2. Davacı vekilinin dava konusu 407 ada 3 parsel sayılı taşınmaz hakkındaki hükme yönelik temyiz itirazlarının incelenmesine gelince; Davacı ..., dava konusu 407 ada 3 parselin kendisine ait olduğu halde ... adına tespit edildiğini belirterek dava açmıştır. Davacının beyanı, davalı ...’ın beyanı ve kolluk araştırmasına göre, tespit maliki ...’ın nüfustaki isminin ... olduğu, köyde ... ismiyle bilindiğinden tespitte ... olarak yazıldığı anlaşılmıştır. Davalı ..., 28.04.2009 tarihli duruşmada, dava konusu taşınmazı kadastro tespitinden sonra tahminen 1,5 yıl önce davacıya sattığını, halen onun kullandığını, davayı kabul ettiğini ve taşınmazın davacı adına tescil edilmesini beyan etmiştir.

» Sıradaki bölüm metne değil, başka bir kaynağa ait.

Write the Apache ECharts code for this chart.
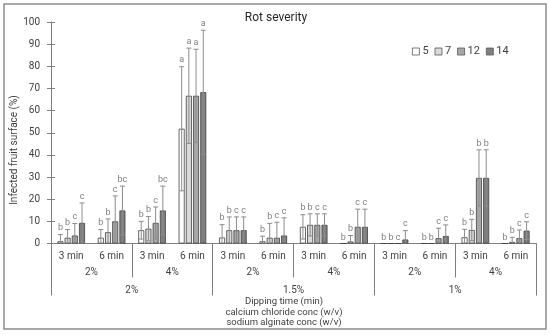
<!DOCTYPE html>
<html>
<head>
<meta charset="utf-8">
<script src="https://cdn.jsdelivr.net/npm/echarts@6/dist/echarts.min.js"></script>
<style>
html,body{margin:0;padding:0;background:#fff;}
#main{width:550px;height:335px;}
</style>
</head>
<body>
<div id="main"></div>
<script>
// ---- data ----
const categories = ['3 min','6 min','3 min','6 min','3 min','6 min','3 min','6 min','3 min','6 min','3 min','6 min'];
const caConc = ['2%','4%','2%','4%','2%','4%'];
const saConc = ['2%','1.5%','1%'];
const seriesNames = ['5','7','12','14'];
const yTicks = [0,10,20,30,40,50,60,70,80,90,100];

const mean5  = [1.0, 2.6, 6.0, 51.8, 2.7, 1.0, 7.5, 0,   0,   0,   2.8, 0];
const sd5    = [3.0, 3.7, 4.0, 28.0, 5.8, 2.3, 5.5, 0,   0,   0,   3.6, 0];
const let5   = ['b','b','b','a','b','b','b','b','b','b','b','b'];

const mean7  = [2.6, 5.1, 6.7, 66.7, 6.0, 2.6, 8.4, 0.9, 0,   0,   6.1, 0.7];
const sd7    = [3.7, 6.0, 5.5, 21.5, 6.0, 6.5, 5.0, 2.7, 0,   0,   4.8, 2.1];
const let7   = ['b','b','b','a','b','b','b','b','b','b','b','b'];

const mean12 = [3.6, 10.0, 9.3, 66.7, 6.0, 2.6, 8.4, 7.5, 0,   2.4, 29.6, 2.4];
const sd12   = [5.4, 11.5, 7.2, 21.0, 6.0, 7.0, 5.0, 8.0, 0,   4.5, 12.7, 3.7];
const let12  = ['c','c','c','a','c','c','c','c','c','c','b','c'];

const mean14 = [9.3, 14.9, 14.9, 68.3, 6.0, 3.6, 8.4, 7.5, 1.8, 3.4, 29.6, 5.8];
const sd14   = [9.0, 11.0, 11.0, 28.0, 6.0, 8.0, 5.0, 8.0, 4.0, 5.0, 12.7, 4.0];
const let14  = ['c','bc','bc','a','c','c','c','c','c','c','b','c'];

const means = [mean5, mean7, mean12, mean14];
const sds = [sd5, sd7, sd12, sd14];
const letters = [let5, let7, let12, let14];

// ---- style ----
const FONT = "Roboto, sans-serif";
const fills = ['#ffffff', '#d9d9d9', '#a6a6a6', '#7f7f7f'];
const BAR_W = 6, STEP = 7.2;
const AXIS_C = '#7f7f7f';
const TXT_C = '#404040';

const chart = echarts.init(document.getElementById('main'), null, {renderer: 'canvas'});

const barSeries = seriesNames.map((n, s) => ({
  name: n,
  type: 'bar',
  xAxisIndex: 0, yAxisIndex: 0,
  data: means[s],
  barWidth: BAR_W,
  barGap: '20%',
  itemStyle: {color: fills[s], borderColor: '#404040', borderWidth: 0.8},
  silent: true,
  z: 2
}));

const errSeries = seriesNames.map((n, s) => ({
  name: 'err' + n,
  type: 'custom',
  xAxisIndex: 0, yAxisIndex: 0,
  data: means[s].map((m, i) => [i, m, sds[s][i]]),
  z: 5,
  silent: true,
  renderItem: function (params, api) {
    const i = api.value(0), m = api.value(1), sd = api.value(2);
    const off = (s - 1.5) * STEP;
    const base = api.coord([i, m]);
    const x = base[0] + off;
    const children = [];
    const errStyle = {stroke: '#8c8c8c', lineWidth: 1};
    let topY = base[1];
    if (sd > 0) {
      const yt = api.coord([i, m + sd])[1];
      const yb = api.coord([i, Math.max(0, m - sd)])[1];
      topY = yt;
      children.push({type: 'line', shape: {x1: x, y1: yt, x2: x, y2: yb}, style: errStyle});
      children.push({type: 'line', shape: {x1: x - 2.5, y1: yt, x2: x + 2.5, y2: yt}, style: errStyle});
      if (m - sd > 0) {
        children.push({type: 'line', shape: {x1: x - 2.5, y1: yb, x2: x + 2.5, y2: yb}, style: errStyle});
      }
    }
    children.push({
      type: 'text',
      style: {
        text: letters[s][params.dataIndex],
        x: x, y: topY - (sd > 0 ? 2 : 1),
        align: 'center', verticalAlign: 'bottom',
        fill: '#7f7f7f', font: '9px ' + FONT
      }
    });
    return {type: 'group', children: children};
  }
}));

const option = {
  animation: false,
  backgroundColor: '#ffffff',
  textStyle: {fontFamily: FONT},
  grid: {left: 51, right: 14, top: 22, bottom: 91.5, containLabel: false},
  legend: {
    data: seriesNames,
    left: 407, top: 41,
    itemWidth: 7, itemHeight: 7, itemGap: 6,
    icon: 'rect',
    itemStyle: {borderColor: '#595959', borderWidth: 0.8},
    textStyle: {fontSize: 11, color: TXT_C, fontFamily: FONT, padding: [0, 0, 0, -2]}
  },
  xAxis: [
    {
      type: 'category', data: categories, position: 'bottom',
      axisLine: {show: true, lineStyle: {color: AXIS_C, width: 1}},
      axisTick: {show: false},
      axisLabel: {margin: 8, fontSize: 10, color: TXT_C, fontFamily: FONT, interval: 0}
    },
    {
      type: 'category', data: caConc, position: 'bottom',
      axisLine: {show: false},
      axisTick: {show: true, length: 34, lineStyle: {color: AXIS_C, width: 1}},
      axisLabel: {margin: 24, fontSize: 10, color: TXT_C, fontFamily: FONT, interval: 0}
    },
    {
      type: 'category', data: saConc, position: 'bottom',
      axisLine: {show: false},
      axisTick: {show: true, length: 52, lineStyle: {color: AXIS_C, width: 1}},
      axisLabel: {margin: 42, fontSize: 10, color: TXT_C, fontFamily: FONT, interval: 0}
    }
  ],
  yAxis: [
    {
      type: 'value', min: yTicks[0], max: yTicks[yTicks.length - 1], interval: 10,
      axisLine: {show: true, lineStyle: {color: AXIS_C, width: 1}},
      axisTick: {show: true, length: 4, lineStyle: {color: AXIS_C}},
      axisLabel: {margin: 11, fontSize: 10, color: TXT_C, fontFamily: FONT},
      splitLine: {show: false}
    },
    {
      type: 'value', min: yTicks[0], max: yTicks[yTicks.length - 1], interval: 10, position: 'left',
      axisLine: {show: false},
      axisTick: {show: true, inside: true, length: 4, lineStyle: {color: AXIS_C}},
      axisLabel: {show: false},
      splitLine: {show: false}
    }
  ],
  graphic: [
    {type: 'rect', shape: {x: 4, y: 4, width: 542, height: 325}, style: {fill: 'none', stroke: '#8c8c8c', lineWidth: 1.5}, z: 100, silent: true},
    {type: 'text', x: 276, y: 18, style: {text: 'Rot severity', align: 'center', verticalAlign: 'middle', fill: '#262626', font: '12px ' + FONT}},
    {type: 'text', x: 14, y: 150, rotation: Math.PI / 2, style: {text: 'Infected fruit surface (%)', align: 'center', verticalAlign: 'middle', fill: TXT_C, font: '10px ' + FONT}},
    {type: 'text', x: 284, y: 302, style: {text: 'Dipping time (min)', align: 'center', verticalAlign: 'middle', fill: TXT_C, font: '9.5px ' + FONT}},
    {type: 'text', x: 284, y: 312.5, style: {text: 'calcium chloride conc (w/v)', align: 'center', verticalAlign: 'middle', fill: TXT_C, font: '9.5px ' + FONT}},
    {type: 'text', x: 284, y: 322.5, style: {text: 'sodium alginate conc (w/v)', align: 'center', verticalAlign: 'middle', fill: TXT_C, font: '9.5px ' + FONT}}
  ],
  series: barSeries.concat(errSeries)
};

chart.setOption(option);
</script>
</body>
</html>
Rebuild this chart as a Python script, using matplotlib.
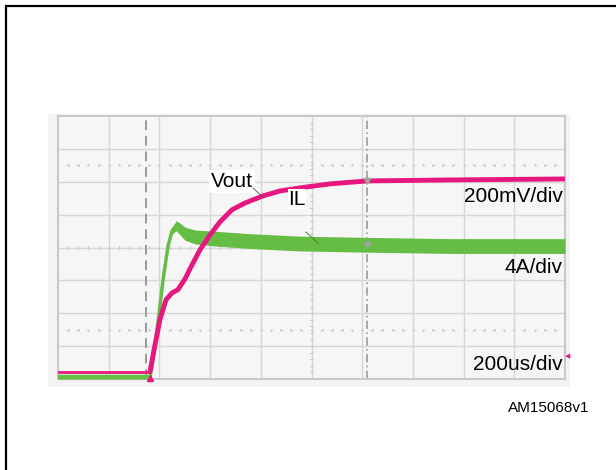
import matplotlib.pyplot as plt
import matplotlib.patches as patches
import numpy as np

plt.rcParams['font.family'] = ['Liberation Sans', 'DejaVu Sans']

# Scope settings
t_per_div = 200.0      # us/div
v_per_div = 0.2        # V/div
i_per_div = 4.0        # A/div
t_left = -363.0        # time at left edge of screen (trigger at 0)
vout_ground = 0.22     # ground marker position, divisions from bottom
il_ground = 0.07

# Vout trace (time in us, volts)
vout_t = [-363, 0, 12, 39, 63, 87, 110, 138, 166, 197, 237, 276, 323,
          375, 446, 513, 592, 710, 856, 1183, 1637]
vout_v = [0.0, 0.0, 0.103, 0.316, 0.438, 0.480, 0.499, 0.565, 0.651, 0.742,
          0.833, 0.912, 0.985, 1.027, 1.070, 1.100, 1.119, 1.143, 1.161,
          1.167, 1.173]

# Inductor current trace (time in us, amps) and ripple half-width
il_t = [-363, 0, 12, 32, 51, 71, 87, 103, 118, 138, 178, 256, 394, 592,
        856, 1183, 1637]
il_a = [0.0, 0.0, 1.95, 6.8, 11.7, 15.9, 17.75, 18.36, 18.0, 17.4, 17.0,
        16.8, 16.5, 16.2, 16.05, 15.9, 15.9]
il_ripple = [0.3, 0.3, 0.1, 0.1, 0.1, 0.2, 0.4, 0.6, 0.7, 0.8, 0.85,
             0.9, 0.9, 0.9, 0.9, 0.9, 0.9]

cursor1_t = -16
cursor2_t = 856

pink = '#E6187F'
green = '#66BD45'
gridc = '#D6D6D6'


def main():
    fig = plt.figure(figsize=(6.16, 4.70), dpi=100)
    W, H = 616.0, 470.0

    # outer frame (top and left visible)
    fig.add_artist(patches.Rectangle((6 / W, -0.1), 1.2, (H - 6) / H + 0.1,
                                     transform=fig.transFigure, fill=False,
                                     edgecolor='black', linewidth=1.6,
                                     zorder=-2))
    # light gray scope panel
    fig.add_artist(patches.Rectangle((48 / W, (H - 387) / H), 522 / W, 273 / H,
                                     transform=fig.transFigure,
                                     facecolor='#F3F3F3', edgecolor='none',
                                     zorder=-1))

    ax = fig.add_axes([58 / W, (H - 379) / H, 507 / W, 263 / H])
    ax.set_facecolor('#F6F6F6')
    t_right = t_left + 10 * t_per_div
    ax.set_xlim(t_left, t_right)
    ax.set_ylim(0, 8)
    ax.set_xticks([])
    ax.set_yticks([])
    for s in ax.spines.values():
        s.set_color('#C9C9C9')
        s.set_linewidth(1.5)

    # graticule
    for k in range(1, 10):
        ax.axvline(t_left + k * t_per_div, color=gridc, lw=1.0, zorder=1)
    for k in range(1, 8):
        ax.axhline(k, color=gridc, lw=1.0, zorder=1)

    # minor ticks on centre axes and dotted lines
    xt = t_left + np.arange(1, 50) * t_per_div / 5
    ax.vlines(xt, 4 - 0.05, 4 + 0.05, color='#C4C4C4', lw=0.8, zorder=1)
    ax.plot(xt, np.full(xt.size, 1.5), ls='none', marker='s', ms=0.8,
            color='#CCCCCC', zorder=1)
    ax.plot(xt, np.full(xt.size, 6.5), ls='none', marker='s', ms=0.8,
            color='#CCCCCC', zorder=1)
    yt = np.arange(1, 40) / 5
    tc = t_left + 5 * t_per_div
    ax.hlines(yt, tc - 4, tc + 4, color='#C4C4C4', lw=0.8, zorder=1)

    # cursors
    ax.axvline(cursor1_t, color='#9A9A9A', lw=1.4, ls=(0, (5, 3)), zorder=2)
    ax.axvline(cursor2_t, color='#9A9A9A', lw=1.2, ls=(0, (5, 2, 1, 2)),
               zorder=2)

    # traces
    il = np.array(il_a) / i_per_div + il_ground
    rip = np.array(il_ripple) / i_per_div
    ax.fill_between(il_t, il - rip, il + rip, color=green, lw=0, zorder=3)
    ax.plot(il_t, il, color=green, lw=2.5, zorder=3)

    vo = np.array(vout_v) / v_per_div + vout_ground
    ax.plot(vout_t[:2], vo[:2], color=pink, lw=2.0, zorder=4)
    ax.plot(vout_t[1:], vo[1:], color=pink, lw=3.5, zorder=4,
            solid_capstyle='butt')

    # cursor markers
    ax.plot([cursor2_t], [vo[-3]], marker='v', ms=5, color='#A0A0A0', zorder=5)
    ax.plot([cursor2_t], [il[-3]], marker='v', ms=5, color='#A0A0A0', zorder=5)
    ax.plot([0], [0.04], marker='^', ms=5, color=pink, zorder=5, clip_on=False)

    # labels
    ax.text(240, 6.0, 'Vout', fontsize=15, ha='left', va='center',
            bbox=dict(facecolor='white', edgecolor='none', pad=1.5), zorder=6)
    ax.plot([406, 446], [5.81, 5.53], color='#555555', lw=0.6, zorder=6)
    ax.text(545, 5.47, 'IL', fontsize=15, ha='left', va='center',
            bbox=dict(facecolor='white', edgecolor='none', pad=0.3), zorder=6)
    ax.plot([615, 663], [4.47, 4.13], color='#3E7A2A', lw=0.6, zorder=6)
    ax.text(0.995, 5.55, '200mV/div', transform=ax.get_yaxis_transform(),
            fontsize=15, ha='right', va='center', zorder=6)
    ax.text(0.995, 3.4, '4A/div', transform=ax.get_yaxis_transform(),
            fontsize=15, ha='right', va='center', zorder=6)
    ax.text(0.995, 0.45, '200us/div', transform=ax.get_yaxis_transform(),
            fontsize=15, ha='right', va='center', zorder=6)

    # right-side trigger level marker
    fig.text(568 / W, (H - 357) / H, '\u25C0', color=pink, fontsize=5,
             ha='center', va='center')

    fig.text(589 / W, (H - 408) / H, 'AM15068v1', fontsize=11,
             ha='right', va='center')

    fig.savefig('out.png', dpi=100)


if __name__ == '__main__':
    main()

Mahkemece, davalı ...’ın beyanına göre, dava konusu taşınmazın kadastro sonrası davacıya satıldığı gerekçesiyle mahkemenin görevsizliğine karar verilmiş ise de, yapılan inceleme ve araştırma hüküm kurmaya elverişli bulunmamaktadır. Şöyle ki; davacı, dava dilekçesinde ve yargılama sırasında açıkça taşınmazı hangi tarihte edindiğine dair bir beyanda bulunmamış, ancak temyiz dilekçesinde taşınmazı kadastro tespitinden önce satın aldığını ileri sürmüştür. Buna karşılık davalı ..., dava konusu taşınmazı kadastro tespitinden sonra davacıya sattığını beyan etmiş olup Mahkemece, bu husus davacıya açıklattırılmadığı gibi, mahallinde yapılan keşifte yerel bilirkişi ve tanıklardan da sorulup araştırılmamıştır.
Hal böyle olunca; doğru sonuca ulaşılabilmesi için Mahkemece, öncelikle davacı taraftan dava konusu taşınmazı hangi tarihte edindiği sorulmalı, alınacak cevaba göre gerektiği takdirde mahallinde, yaşlı, tarafsız, yöreyi iyi bilen, davada yararı bulunmayan şahıslar arasından seçilecek yerel bilirkişiler ve taraf tanıklarının katılımıyla keşif yapılmak suretiyle, davacının dava konusu taşınmazı hangi tarihte satın aldığı / edindiği sorulup netleştirilmeli ve bundan sonra ortaya çıkacak sonuca göre mahkemenin görevli olup olmadığı değerlendirilmelidir.
Mahkemece, belirtilen şekilde inceleme ve araştırma yapılmadan görevsizlik kararı verilmesi usul ve yasaya uygun bulunmadığından, hükmün bozulmasına karar vermek gerekmiştir.
SONUÇ: Yukarıda (2.) bentte açıklanan nedenlerle, davacı ... vekilinin dava konusu 407 ada 3 parsel sayılı taşınmaz hakkındaki temyiz itirazları yerinde olduğundan kabulüyle, usul ve yasaya uygun bulunmayan hükmün 6100 sayılı HMK'nin Geçici 3.maddesi yollamasıyla 1086 sayılı HUMK'un 428. maddesi uyarınca BOZULMASINA, davacı vekilinin sair temyiz itirazlarının (1.) bentte açıklanan nedenlerle reddine, taraflarca HUMK'un 440/I maddesi gereğince Yargıtay ilamının tebliğinden itibaren 15 gün içinde karar düzeltme isteğinde bulunulabileceğine, peşin alınan temyiz harcının istek halinde temyiz edene iadesine, 13.01.2022 tarihinde oy birliğiyle karar verildi.